Two professors, one of English and one of mathematics, were having drinks in the faculty club bar. “It is curious,” said the English professor, “how some poets can write one immortal line and nothing else of lasting value. John William Burgon, for example. His poems are so mediocre that no one reads them now, yet he wrote one of the most marvelous lines in English poetry: ‘A rose-red city half as old as Time.’”
The mathematician, who liked to annoy friends with improvised brainteasers, thought for a moment or two, then raised a glass and recited:
A rose-red city half as old as Time.
One billion years ago the city’s age
Was just two fifths of what Time’s age will be
A billion years from now. Can you compute
How old the crimson city is today?
The English professor had long ago forgotten algebra and quickly shifted the conversation to another topic, but readers of this department should have no difficulty with the problem.

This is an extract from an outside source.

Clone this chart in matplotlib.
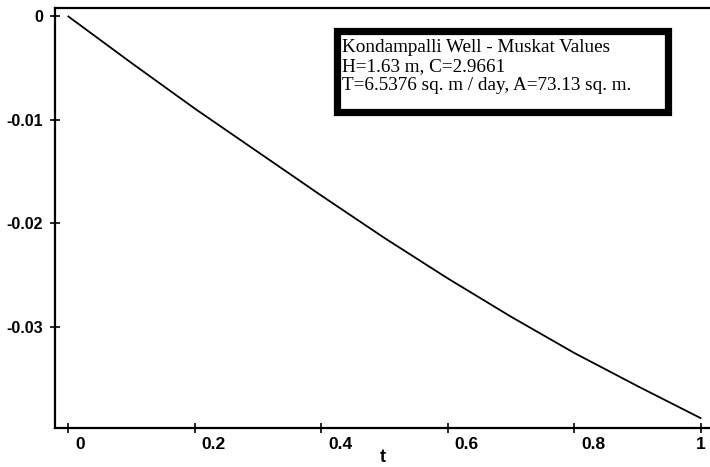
import matplotlib.pyplot as plt
import matplotlib.transforms as mtransforms
from matplotlib.patches import Rectangle
from matplotlib.ticker import FixedLocator, FuncFormatter

# valores
t = [0.0, 0.1, 0.2, 0.3, 0.4, 0.5, 0.6, 0.7, 0.8, 0.9, 1.0]
s = [0.0, -0.0045, -0.0089, -0.0131, -0.0173, -0.0214, -0.0253, -0.0290, -0.0325, -0.0357, -0.0388]

xticks = [0, 0.2, 0.4, 0.6, 0.8, 1.0]
yticks = [0, -0.01, -0.02, -0.03]
legend_lines = ["Kondampalli Well - Muskat Values",
                "H=1.63 m, C=2.9661",
                "T=6.5376 sq. m / day, A=73.13 sq. m."]

tick_font = ['Liberation Sans', 'DejaVu Sans']
box_font = ['Liberation Serif', 'DejaVu Serif']

fig = plt.figure(figsize=(7.1, 4.67), dpi=100)
ax = fig.add_axes([55/710, 1 - 428/467, 1 - 55/710, (428 - 8)/467])

ax.plot(t, s, color='black', linewidth=1.3)

ax.set_xlim(-0.0212, 1.015)
ax.set_ylim(-0.03976, 0.00082)

ax.spines['right'].set_visible(False)
for sp in ['left', 'bottom', 'top']:
    ax.spines[sp].set_linewidth(1.6)

ax.xaxis.set_major_locator(FixedLocator(xticks))
ax.yaxis.set_major_locator(FixedLocator(yticks))
fmt = FuncFormatter(lambda v, p: f'{v:g}')
ax.xaxis.set_major_formatter(fmt)
ax.yaxis.set_major_formatter(fmt)
ax.tick_params(direction='inout', length=7, width=1.2)
ax.tick_params(axis='y', pad=5)
ax.tick_params(axis='x', pad=3)
for lab in ax.get_yticklabels():
    lab.set_fontfamily(tick_font)
    lab.set_fontweight('bold')
    lab.set_fontsize(11.5)

# os rótulos do eixo x ficam um pouco à direita das marcas
shift = mtransforms.ScaledTranslation(7/100, 0, fig.dpi_scale_trans)
xlabs = ax.get_xticklabels()
for lab in xlabs:
    lab.set_fontfamily(tick_font)
    lab.set_fontweight('bold')
    lab.set_fontsize(12.5)
for lab in xlabs[:-1]:
    lab.set_horizontalalignment('left')
    lab.set_transform(lab.get_transform() + shift)

ax.set_xlabel('t', fontfamily=tick_font, fontweight='bold', fontsize=13, labelpad=-2)

# caixa de texto
fig.add_artist(Rectangle((336.5/710, 1 - 111.5/467), (667.5 - 336.5)/710, (111.5 - 30.5)/467,
                         transform=fig.transFigure, facecolor='white', edgecolor='black',
                         linewidth=5.2))
for i, line in enumerate(legend_lines):
    fig.text(342/710, 1 - (51.5 + 19.2*i)/467, line, fontfamily=box_font,
             fontsize=13.8, va='baseline', ha='left')

fig.savefig('out.png', dpi=100)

The rose-red city’s age is seven billion years. Let x be the city’s present age and y be the present age of Time. A billion years ago the city would have been x – 1 billion years old, and a billion years from now Time’s age will be y + 1. The data in the problem permit two simple equations:
2x = y
x – 1 = 2⁄5 (y + 1)
These equations give x, the city’s present age, a value of seven billion years and y, Time’s present age, a value of 14 billion years.